An appeals court in the US state of California has overturned the convictions of three Black men over a double murder, saying their conviction happened because prosecutors dismissed a Black woman from the jury pool for racial reasons.
A division of the First Appellate District of California said the prosecutor in the Contra Costa County case inappropriately questioned the 25-year-old woman’s support of the Black Lives Matter movement and removed her from the panel.
The court said she was removed for reasons that “were plainly tied to race.”

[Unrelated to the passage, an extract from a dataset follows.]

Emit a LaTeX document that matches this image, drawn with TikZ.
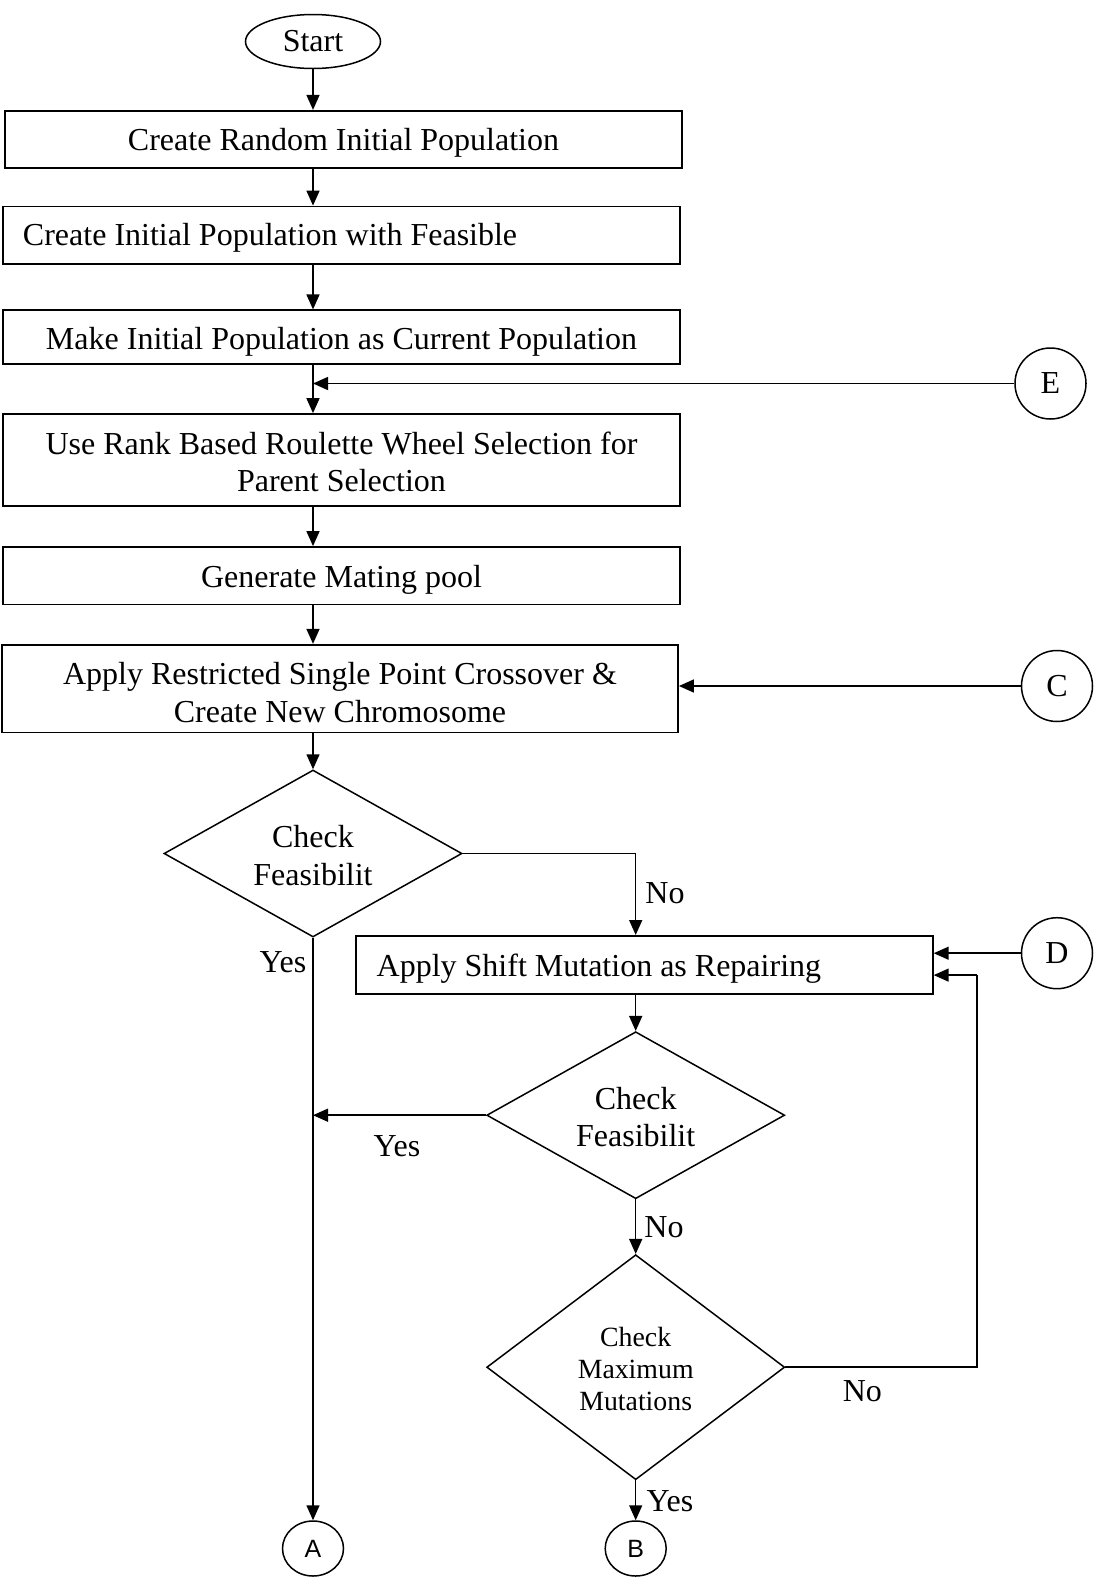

In addition, “there was evidence that the Contra Costa County District Attorney’s Office in general, and this prosecutor in particular, had in the past exercised peremptory challenges on the basis of race,” Presiding Justice Jim Humes wrote in the decision, according to the Associated Press.
The ruling overturns the 2016 convictions of Sheldon Silas, 33; Reginald Whitley, 40, and Lamar Michaels, 34. The three are serving life in prison without the possibility of parole for the shooting deaths of Christopher Zinn, 24, and his girlfriend, Brieanna Dow, 21.
The unanimous decision by Division One of the First Appellate District of California said that then-Deputy District Attorney Melissa Smith’s questioning of Potential Juror 275 was “inappropriate.” The woman is not named in court records.
Independent analysts have said that there is international racism against African Americans in the US system.
According to a recent poll, more than six in 10 people in the United States say racism against African Americans is widespread in the country.
About 82 percent of Blacks and 56 percent of whites say racism against Blacks is widespread. Also, 66 percent of Hispanics perceive racism against Blacks as widespread.